Previous sections have examined the national distribution of portable antiquities of all periods (Section 2) and then compared it against the distribution of finds of the early medieval period (Section 3), drawing conclusions about settlement patterns and regional differences in the nature of activity across early medieval England. Against this background it is now time to examine the specific class of early medieval sites known as 'productive sites', which are known only for their concentrations of early medieval metalwork.

Section 4.1 will introduce the topic, outlining previous research and defining what is meant by the term 'productive site'. Section 4.2 will then describe the second major phase of data collection undertaken by the VASLE project, leading to the production of the 'Sites Dataset'. Detailed finds information was collected for a sample of 69 sites, including some excavated sites as control samples, as well as a large number of sites known only from metal-detector finds. Although the precise location of these sites is often unknown (and in other cases must be protected for reasons of site security) care was taken to ensure that the finds did originate from the same focus of activity.

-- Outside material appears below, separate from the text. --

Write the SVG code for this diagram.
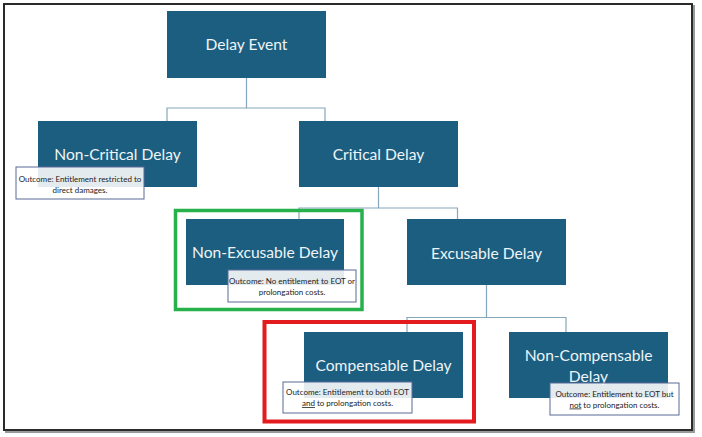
<svg xmlns="http://www.w3.org/2000/svg" width="702" height="437" viewBox="0 0 702 437">
<style>
.box{fill:#1b5e7f;}
.lbl{font-family:Lato,"Liberation Sans",sans-serif;font-size:15.6px;fill:#eef4f8;text-anchor:middle;}
.out{fill:#ffffff;fill-opacity:0.88;stroke:#5a6a9a;stroke-width:1;}
.otx{font-family:Lato,"Liberation Sans",sans-serif;font-size:8px;fill:#222;text-anchor:middle;}
.con{fill:none;stroke:#86a7bb;stroke-width:1.2;}
</style>
<rect x="0" y="0" width="702" height="437" fill="#ffffff"/>
<rect x="6" y="6" width="688" height="426" fill="none" stroke="#9a9a9a" stroke-width="2"/>
<rect x="4" y="4" width="688" height="426" fill="#ffffff" stroke="#2a2a2a" stroke-width="2"/>
<g id="connectors">
<polyline class="con" points="246.5,78 246.5,108 167,108 167,121"/>
<polyline class="con" points="246.5,108 325,108 325,121"/>
<polyline class="con" points="378.5,187 378.5,208 299,208 299,219"/>
<polyline class="con" points="378.5,208 457.5,208 457.5,219"/>
<polyline class="con" points="486.5,285 486.5,317.5 407,317.5 407,332"/>
<polyline class="con" points="486.5,317.5 566,317.5 566,332"/>
</g>
<g id="delay-event">
<rect class="box" x="167" y="11" width="159" height="67"/>
<text class="lbl" x="246.5" y="50">Delay Event</text>
</g>
<g id="non-critical">
<rect class="box" x="38" y="121" width="159" height="66"/>
<text class="lbl" x="117.5" y="159.5">Non-Critical Delay</text>
<rect class="out" x="16" y="167" width="128" height="32"/>
<text class="otx" x="80" y="181.5">Outcome: Entitlement restricted to</text>
<text class="otx" x="80" y="192.5">direct damages.</text>
</g>
<g id="critical">
<rect class="box" x="299" y="121" width="159" height="66"/>
<text class="lbl" x="378.5" y="159.5">Critical Delay</text>
</g>
<g id="non-excusable">
<rect x="175.5" y="210.5" width="186.5" height="99" fill="none" stroke="#27b14a" stroke-width="3.5"/>
<rect class="box" x="186" y="219" width="158" height="66"/>
<text class="lbl" x="265" y="257.5">Non-Excusable Delay</text>
<rect class="out" x="228" y="270" width="128" height="32"/>
<text class="otx" x="292" y="284">Outcome: No entitlement to EOT or</text>
<text class="otx" x="292" y="294.5">prolongation costs.</text>
</g>
<g id="excusable">
<rect class="box" x="407" y="219" width="159" height="66"/>
<text class="lbl" x="486.5" y="258.5">Excusable Delay</text>
</g>
<g id="compensable">
<rect x="264.5" y="322" width="209.5" height="99.5" fill="none" stroke="#e31b1e" stroke-width="4"/>
<rect class="box" x="304" y="332" width="159" height="66"/>
<text class="lbl" x="383.5" y="370.5">Compensable Delay</text>
<rect class="out" x="283" y="382" width="129" height="31"/>
<text class="otx" x="347.5" y="395">Outcome: Entitlement to both EOT</text>
<text class="otx" x="347.5" y="406"><tspan text-decoration="underline">and</tspan> to prolongation costs.</text>
</g>
<g id="non-compensable">
<rect class="box" x="509" y="332" width="159" height="66"/>
<text class="lbl" x="588.5" y="360.5">Non-Compensable</text>
<text class="lbl" x="588.5" y="382">Delay</text>
<rect class="out" x="550" y="383" width="129" height="32"/>
<text class="otx" x="614.5" y="397">Outcome: Entitlement to EOT but</text>
<text class="otx" x="614.5" y="407.5"><tspan text-decoration="underline">not</tspan> to prolongation costs.</text>
</g>
</svg>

For the purposes of the analyses described and performed in Section 4.3 it is sufficient to identify a site to a region so that the artefact and coinage fingerprints can be set against the overall fingerprint for that region. Section 4.3 discusses the patterns that emerged from the site-level fingerprints, and then Section 4.4 provides a site by site listing and access to the fingerprint charts for each of the 69 sites. Finally, Section 4.5 draws some overall conclusions about the interpretation of 'productive sites'.